:: Dataset content ::

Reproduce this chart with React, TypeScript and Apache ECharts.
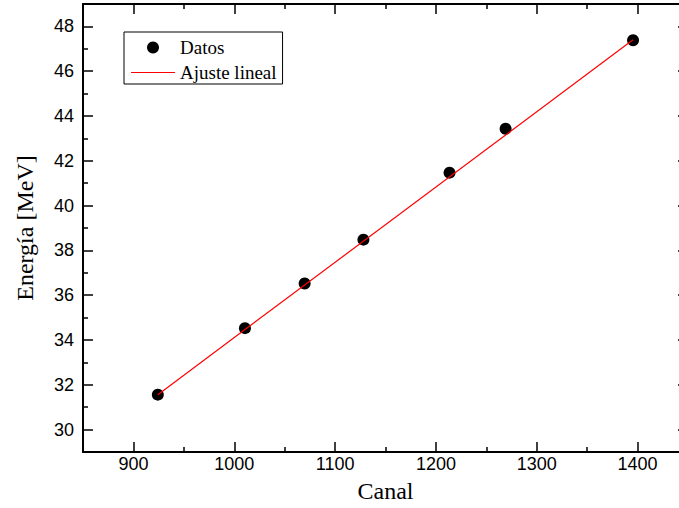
import React, { useEffect, useRef } from "react";
import * as echarts from "echarts";

const canal = [924.2, 1010.6, 1069.8, 1128.1, 1213.5, 1269.1, 1395.5];
const energia = [31.56, 34.53, 36.52, 38.48, 41.47, 43.43, 47.38];
const fitCanal = [924.2, 1395.5];
const fitEnergia = [31.56, 47.4];
const xMajor = [900, 1000, 1100, 1200, 1300, 1400];
const xMinor = [950, 1050, 1150, 1250, 1350];
const yMajor = [30, 32, 34, 36, 38, 40, 42, 44, 46, 48];
const yMinor = [31, 33, 35, 37, 39, 41, 43, 45, 47];

const SANS = "Liberation Sans, Arial, sans-serif";
const SERIF = "Liberation Serif, Times New Roman, serif";

function makeAxis(
  kind: "x" | "y",
  position: string,
  ticks: number[],
  len: number,
  showLabel: boolean,
  showLine: boolean,
  name?: string
) {
  const isX = kind === "x";
  const ax: any = {
    type: "value",
    min: isX ? 850 : 29,
    max: isX ? 1450 : 49,
    position,
    axisLine: { show: showLine, onZero: false, lineStyle: { color: "#000", width: 2 } },
    axisTick: {
      show: true,
      inside: true,
      length: len,
      customValues: ticks,
      lineStyle: { color: "#000", width: 1.5 },
    },
    axisLabel: {
      show: showLabel,
      customValues: ticks,
      formatter: (v: number) => String(v),
      color: "#000",
      fontFamily: SANS,
      fontSize: 18,
      margin: isX ? 3 : 9,
    },
    splitLine: { show: false },
    minorTick: { show: false },
  };
  if (name) {
    ax.name = name;
    ax.nameLocation = "middle";
    ax.nameTextStyle = { fontFamily: SERIF, fontSize: 24, color: "#000" };
    ax.nameGap = isX ? 27 : 46;
    if (!isX) ax.nameRotate = 90;
  }
  return ax;
}

export default function App() {
  const ref = useRef<HTMLDivElement>(null);
  useEffect(() => {
    if (!ref.current) return;
    const chart = echarts.init(ref.current, null, { renderer: "svg" });
    const scatterData = canal.map((c, i) => [c, energia[i]]);
    const fitData = fitCanal.map((c, i) => [c, fitEnergia[i]]);
    chart.setOption({
      animation: false,
      backgroundColor: "#fff",
      grid: { left: 83, right: 2, top: 4, bottom: 55, containLabel: false },
      xAxis: [
        makeAxis("x", "bottom", xMajor, 10, true, true, "Canal"),
        makeAxis("x", "bottom", xMinor, 5, false, false),
        makeAxis("x", "top", xMajor, 10, false, true),
        makeAxis("x", "top", xMinor, 5, false, false),
      ],
      yAxis: [
        makeAxis("y", "left", yMajor, 10, true, true, "Energía [MeV]"),
        makeAxis("y", "left", yMinor, 5, false, false),
        makeAxis("y", "right", yMajor, 10, false, true),
        makeAxis("y", "right", yMinor, 5, false, false),
      ],
      legend: {
        left: 124,
        top: 32,
        orient: "vertical",
        padding: [6, 6, 2, 7],
        itemGap: 6,
        itemWidth: 44,
        itemHeight: 12,
        borderColor: "#000",
        borderWidth: 1,
        backgroundColor: "#fff",
        textStyle: { fontFamily: SERIF, fontSize: 19, color: "#000", lineHeight: 18 },
        data: [
          { name: "Datos", icon: "circle" },
          { name: "Ajuste lineal", icon: "path://M0 0H44V1.2H0Z" },
        ],
      },
      series: [
        {
          name: "Datos",
          type: "scatter",
          xAxisIndex: 0,
          yAxisIndex: 0,
          symbol: "circle",
          symbolSize: 12,
          itemStyle: { color: "#000", opacity: 1 },
          data: scatterData,
          z: 2,
        },
        {
          name: "Ajuste lineal",
          type: "line",
          xAxisIndex: 0,
          yAxisIndex: 0,
          symbol: "none",
          lineStyle: { color: "#ff0000", width: 1.2 },
          itemStyle: { color: "#ff0000" },
          data: fitData,
          z: 3,
        },
      ],
    });
    return () => chart.dispose();
  }, []);
  return (
    <div
      style={{ position: "absolute", left: 0, top: 0, width: 679, height: 508, overflow: "hidden" }}
    >
      <div ref={ref} style={{ width: 690, height: 508 }} />
    </div>
  );
}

:::

◆ What this task involves:
Pictures stay out. Repeat only the lines from the beginning of the data through the line that has "import * as".

◆ Correct answer:
Reproduce this chart with React, TypeScript and Apache ECharts.
import React, { useEffect, useRef } from "react";
import * as echarts from "echarts";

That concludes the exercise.